Building a living wall for your home

The living wall, or green wall, is trending in homes and commercial buildings alike. Besides the sheer biophilic joy of resting your eyes on green growing textures in your living room, a living wall can bring concrete benefits for the homeowner. These include better indoor air quality and insulation from sound, heat and cold. 

Living walls consist of panels filled with plants—grasses, succulents, ferns, vines or mosses, to name a few. The frames may be fashioned from wood, steel, recycled plastic or other materials, depending on your design preference and budget. Some panels are flat, with plants embedded in foam, while others consist of trays that are large enough to contain soil-filled planters.

Photo courtesy of Planted Design.

You also can build on an external wall of your home.
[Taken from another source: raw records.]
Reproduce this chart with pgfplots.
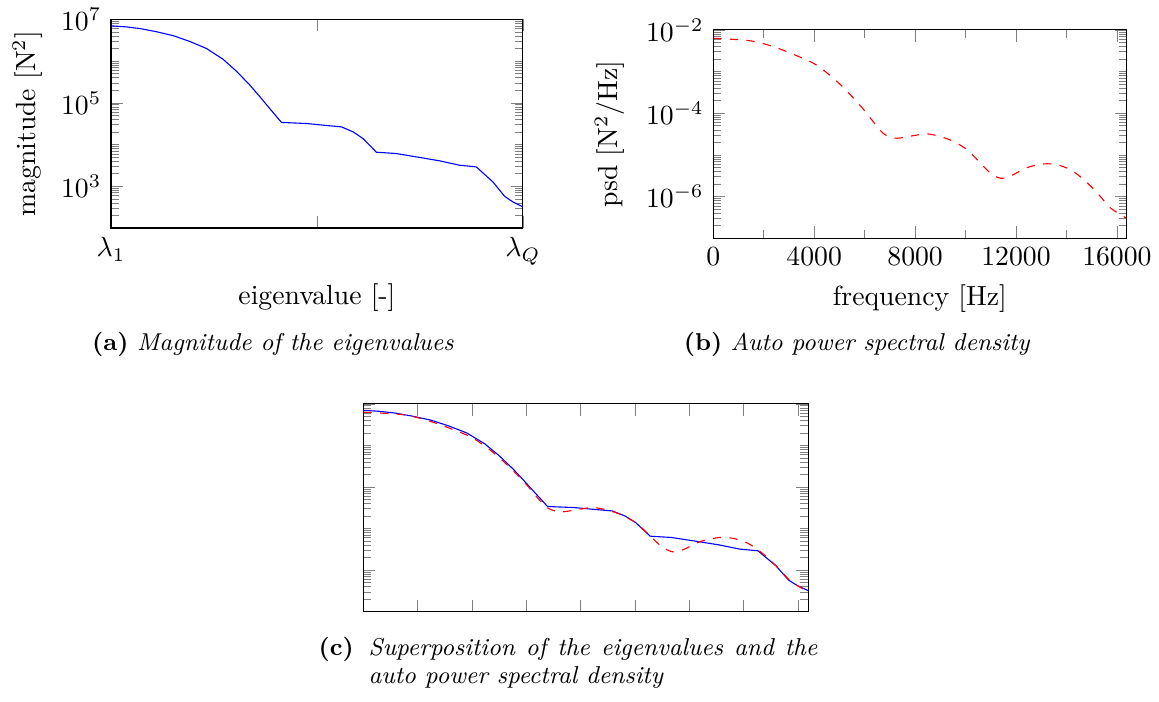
\documentclass[border=0pt]{standalone}
\usepackage{pgfplots}
\pgfplotsset{compat=1.18}
\def\minorA{2e2,3e2,4e2,5e2,6e2,7e2,8e2,9e2,2e3,3e3,4e3,5e3,6e3,7e3,8e3,9e3,1e4,2e4,3e4,4e4,5e4,6e4,7e4,8e4,9e4,2e5,3e5,4e5,5e5,6e5,7e5,8e5,9e5,1e6,2e6,3e6,4e6,5e6,6e6,7e6,8e6,9e6}
\def\minorB{2e-7,3e-7,4e-7,5e-7,6e-7,7e-7,8e-7,9e-7,2e-6,3e-6,4e-6,5e-6,6e-6,7e-6,8e-6,9e-6,1e-5,2e-5,3e-5,4e-5,5e-5,6e-5,7e-5,8e-5,9e-5,2e-4,3e-4,4e-4,5e-4,6e-4,7e-4,8e-4,9e-4,1e-3,2e-3,3e-3,4e-3,5e-3,6e-3,7e-3,8e-3,9e-3}
\begin{document}
\begin{tikzpicture}
\useasboundingbox (0,0) rectangle (418.4pt,253.4pt);
% (a) eigenvalues
\begin{axis}[at={(40.07pt,171.1pt)}, anchor=south west, scale only axis,
  width=148.7pt, height=75.3pt, ymode=log,
  xmin=0, xmax=16384, ymin=1e2, ymax=1e7,
  ytick={1e3,1e5,1e7}, minor ytick/.expanded={\minorA},
  xtick={0,8192,16384}, xticklabels={$\lambda_1$,{},$\lambda_Q$},
  scaled x ticks=false,
  xlabel={eigenvalue [-]}, ylabel={magnitude [N$^2$]}]
\addplot[blue, no marks] coordinates {
(0,7.0e6) (600,6.61e6) (1152,6.03e6) (1800,5.07e6) (2477,4.07e6) (3139,2.95e6)
(3801,2.0e6) (4463,1.10e6) (4994,5.69e5) (5523,2.66e5) (5921,1.40e5)
(6318,7.24e4) (6781,3.39e4) (7774,3.19e4) (8438,2.91e4) (9165,2.65e4)
(9629,2.01e4) (10027,1.39e4) (10556,6.55e3) (11351,6.08e3) (12145,5.06e3)
(13073,4.06e3) (13867,3.19e3) (14529,2.91e3) (15191,1.27e3) (15655,575)
(15986,421) (16384,319)
};
\end{axis}
% (b) psd
\begin{axis}[at={(257.5pt,167.4pt)}, anchor=south west, scale only axis,
  width=149.2pt, height=75.2pt, ymode=log,
  xmin=0, xmax=16384, ymin=1e-7, ymax=1e-2,
  ytick={1e-6,1e-4,1e-2}, minor ytick/.expanded={\minorB},
  xtick={0,4000,8000,12000,16000}, minor xtick={2000,6000,10000,14000},
  scaled x ticks=false, /pgf/number format/1000 sep={},
  xlabel={frequency [Hz]}, ylabel={psd [N$^2$/Hz]},
  ylabel style={yshift=1pt}]
\addplot[red, dashed, no marks, smooth] coordinates {
(0,6.31e-3) (1325,5.62e-3) (1987,4.68e-3) (2649,3.47e-3) (3311,2.40e-3)
(3974,1.58e-3) (4503,9.33e-4) (5033,4.90e-4) (5563,2.29e-4) (6026,1.10e-4)
(6490,4.79e-5) (6821,3.02e-5) (7285,2.51e-5) (7947,2.91e-5) (8477,3.19e-5)
(9007,2.75e-5) (9536,2.09e-5) (10066,1.32e-5) (10596,6.31e-6) (10993,3.63e-6)
(11391,2.75e-6) (11788,3.13e-6) (12450,4.97e-6) (13113,6.08e-6) (13642,5.75e-6)
(14172,4.37e-6) (14702,2.51e-6) (15232,1.20e-6) (15762,5.25e-7) (16384,3.02e-7)
};
\end{axis}
% (c) superposition
\begin{axis}[at={(131.2pt,32.6pt)}, anchor=south west, scale only axis,
  width=160.6pt, height=75.0pt, ymode=log,
  xmin=0, xmax=16384, ymin=1e-7, ymax=1e-2,
  ytick={1e-6,1e-4,1e-2}, minor ytick/.expanded={\minorB},
  xtick={0,2000,...,16000}, scaled x ticks=false,
  xticklabels={}, yticklabels={}]
\addplot[blue, no marks] coordinates {
(0,7.0e-3) (600,6.61e-3) (1152,6.03e-3) (1800,5.07e-3) (2477,4.07e-3) (3139,2.95e-3)
(3801,2.0e-3) (4463,1.10e-3) (4994,5.69e-4) (5523,2.66e-4) (5921,1.40e-4)
(6318,7.24e-5) (6781,3.39e-5) (7774,3.19e-5) (8438,2.91e-5) (9165,2.65e-5)
(9629,2.01e-5) (10027,1.39e-5) (10556,6.55e-6) (11351,6.08e-6) (12145,5.06e-6)
(13073,4.06e-6) (13867,3.19e-6) (14529,2.91e-6) (15191,1.27e-6) (15655,5.75e-7)
(15986,4.21e-7) (16384,3.19e-7)
};
\addplot[red, dashed, no marks, smooth] coordinates {
(0,6.31e-3) (1325,5.62e-3) (1987,4.68e-3) (2649,3.47e-3) (3311,2.40e-3)
(3974,1.58e-3) (4503,9.33e-4) (5033,4.90e-4) (5563,2.29e-4) (6026,1.10e-4)
(6490,4.79e-5) (6821,3.02e-5) (7285,2.51e-5) (7947,2.91e-5) (8477,3.19e-5)
(9007,2.75e-5) (9536,2.09e-5) (10066,1.32e-5) (10596,6.31e-6) (10993,3.63e-6)
(11391,2.75e-6) (11788,3.13e-6) (12450,4.97e-6) (13113,6.08e-6) (13642,5.75e-6)
(14172,4.37e-6) (14702,2.51e-6) (15232,1.20e-6) (15762,5.25e-7) (16384,3.02e-7)
};
\end{axis}
% captions
\node[anchor=base west, inner sep=0pt, font=\fontsize{8.8}{11}\selectfont] at (33.1pt,126.7pt)
  {{\bfseries (a)} \textit{Magnitude of the eigenvalues}};
\node[anchor=base west, inner sep=0pt, font=\fontsize{8.8}{11}\selectfont] at (246.7pt,126.7pt)
  {{\bfseries (b)} \textit{Auto power spectral density}};
\node[anchor=base west, inner sep=0pt, font=\fontsize{8.8}{11}\selectfont] at (114.8pt,16.6pt)
  {\bfseries (c)};
\node[anchor=base west, inner sep=0pt, font=\fontsize{8.8}{11}\selectfont] at (132.9pt,16.6pt)
  {\makebox[162pt][s]{\itshape Superposition of the eigenvalues and the}};
\node[anchor=base west, inner sep=0pt, font=\fontsize{8.8}{11}\selectfont] at (132.9pt,6.75pt)
  {\itshape auto power spectral density};
\end{tikzpicture}
\end{document}
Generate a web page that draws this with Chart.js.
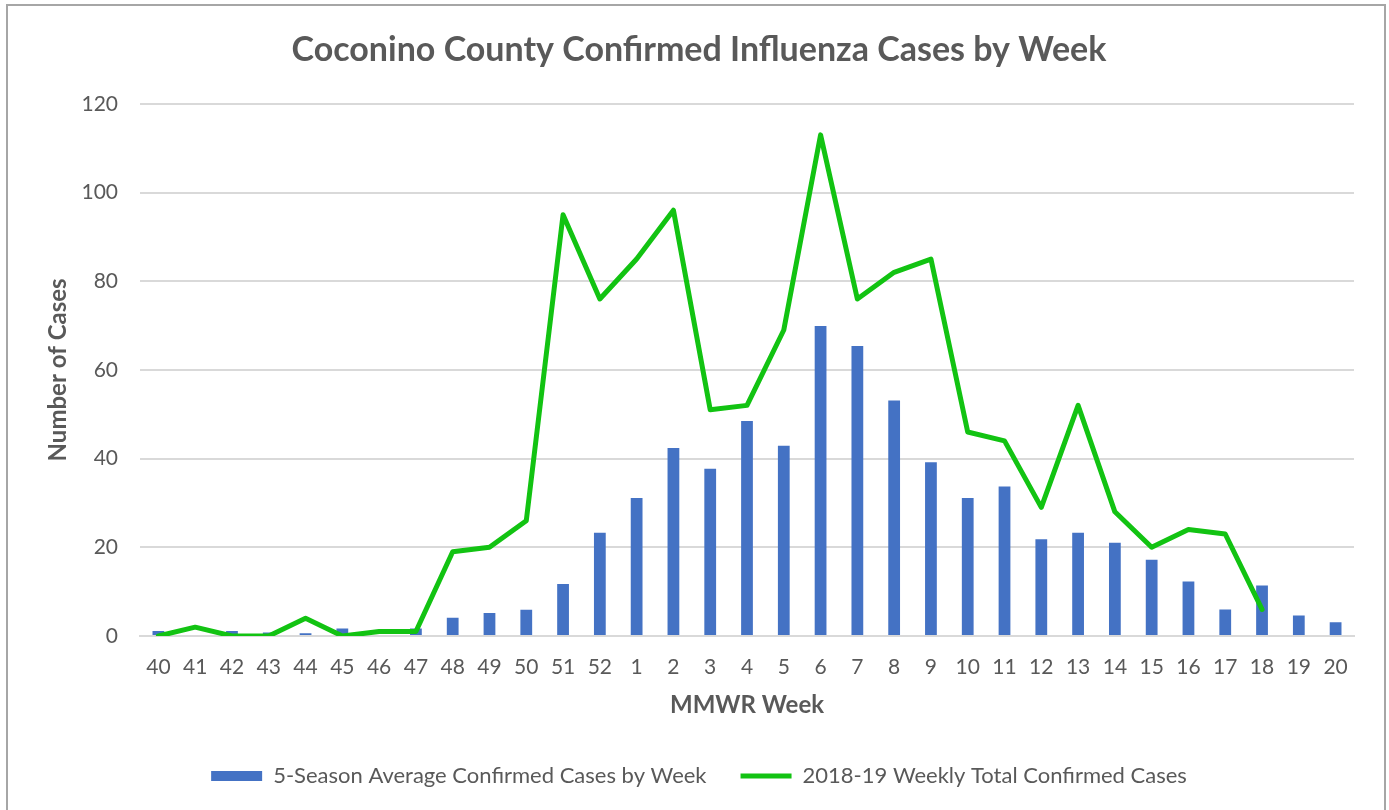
<!DOCTYPE html>
<html>
<head>
<meta charset="utf-8">
<script src="https://cdn.jsdelivr.net/npm/chart.js@4"></script>
<style>
	body { margin: 0; background: #ffffff; }
	#frame { position: absolute; left: 6px; top: 4px; width: 1376px; height: 830px; border: 2px solid #a6a6a6; pointer-events: none; }
	#holder { position: absolute; left: 0; top: 0; width: 1389px; height: 810px; }
</style>
</head>
<body>
<div id="holder"><canvas id="myChart" width="1389" height="810"></canvas></div>
<div id="frame"></div>
<script>
var weeks = ['40','41','42','43','44','45','46','47','48','49','50','51','52',
	'1','2','3','4','5','6','7','8','9','10','11','12','13','14','15','16','17','18','19','20'];

// 5-season average
var avgCases = [1.1, 0, 1.1, 0.8, 0.6, 1.7, 0, 1.7, 4.1, 5.2, 5.9, 11.7, 23.3,
	31.1, 42.4, 37.7, 48.5, 42.9, 69.9, 65.4, 53.1, 39.2, 31.1, 33.7, 21.8, 23.3, 21.0, 17.2, 12.3, 6.0, 11.4, 4.6, 3.1];

// 2018-19 season, stops at week 18
var seasonCases = [0, 2, 0, 0, 4, 0, 1, 1, 19, 20, 26, 95, 76,
	85, 96, 51, 52, 69, 113, 76, 82, 85, 46, 44, 29, 52, 28, 20, 24, 23, 6, null, null];

var yTicks = [0, 20, 40, 60, 80, 100, 120];

var textColor = '#595959';
var gridColor = '#d9d9d9';
var fontName = 'Lato';
var chart;

window.onload = function() {
	initializeChart();
};

function initializeChart(){
	const ctx = document.getElementById('myChart').getContext('2d');
	chart = new Chart(ctx, {
		type: 'bar',
		data: {
			labels: weeks,
			datasets: [{
				label: '5-Season Average Confirmed Cases by Week',
				data: avgCases,
				backgroundColor: '#4472c4',
				borderWidth: 0,
				categoryPercentage: 1.0,
				barPercentage: 0.32,
				pointStyle: 'rect',
				order: 2
			}, {
				type: 'line',
				label: '2018-19 Weekly Total Confirmed Cases',
				data: seasonCases,
				borderColor: '#12c312',
				backgroundColor: '#12c312',
				borderWidth: 5,
				pointRadius: 0,
				pointStyle: 'line',
				tension: 0,
				borderJoinStyle: 'round',
				borderCapStyle: 'round',
				spanGaps: false,
				order: 1
			}]
		},
		options: {
			responsive: false,
			animation: false,
			layout: { padding: { top: 30, right: 35, bottom: 13, left: 44 } },
			plugins: {
				title: {
					display: true,
					text: 'Coconino County Confirmed Influenza Cases by Week',
					color: textColor,
					font: { family: fontName, size: 34, weight: 'bold' },
					padding: { top: 0, bottom: 33 }
				},
				legend: {
					position: 'bottom',
					labels: {
						color: textColor,
						font: { family: fontName, size: 22 },
						usePointStyle: true,
						pointStyleWidth: 51,
						boxHeight: 10,
						padding: 34,
						sort: function(a, b) { return a.datasetIndex - b.datasetIndex; }
					}
				},
				tooltip: { enabled: false }
			},
			scales: {
				x: {
					offset: true,
					grid: { display: false },
					border: { display: true, color: gridColor, width: 2 },
					ticks: {
						color: textColor,
						font: { family: fontName, size: 21 },
						padding: 11,
						maxRotation: 0,
						autoSkip: false
					},
					title: {
						display: true,
						text: 'MMWR Week',
						color: textColor,
						font: { family: fontName, size: 24, weight: 'bold' },
						padding: { top: 0, bottom: 11 }
					}
				},
				y: {
					min: 0,
					max: 120,
					afterBuildTicks: function(scale) {
						scale.ticks = yTicks.map(function(v) { return { value: v }; });
					},
					afterFit: function(scale) { scale.width = 96; },
					grid: { color: gridColor, lineWidth: 2, drawTicks: false },
					border: { display: false },
					ticks: {
						color: textColor,
						font: { family: fontName, size: 21 },
						padding: 22
					},
					title: {
						display: true,
						text: 'Number of Cases',
						color: textColor,
						font: { family: fontName, size: 24, weight: 'bold' },
						padding: { top: 0, bottom: 0 }
					}
				}
			}
		}
	});
}
</script>
</body>
</html>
As with regular gardens, outdoor green walls can attract bees and butterflies, which improves the local ecosystem. They also help mitigate the temperature fluctuations that lead to building expansion and contraction.

Options to consider when building a green wall:

  • Location of the wall. Building indoors? You might want to position the living wall where it will receive natural light. If the plants are not in an area where they can receive direct light, you will need to create a wall with light fixtures to allow for photosynthesis.
  • Level of maintenance. Some living walls have a built-in watering system to minimize maintenance for the homeowner. Choosing plants that need only infrequent watering also cuts down on this chore. Using non-soil substances, such as clay granules, can deter bugs.
  • Type of plants. You may choose to go with particular species for aesthetic reasons, but also take into account plants that work well for your light levels and climate. If you like, you can even fill your wall with a vertical vegetable or herb garden.

Consulting a professional living wall designer/provider always is an option, or you could do it yourself. To try the look on a smaller scale, upcycle old pallets or picture frames to create fun living art.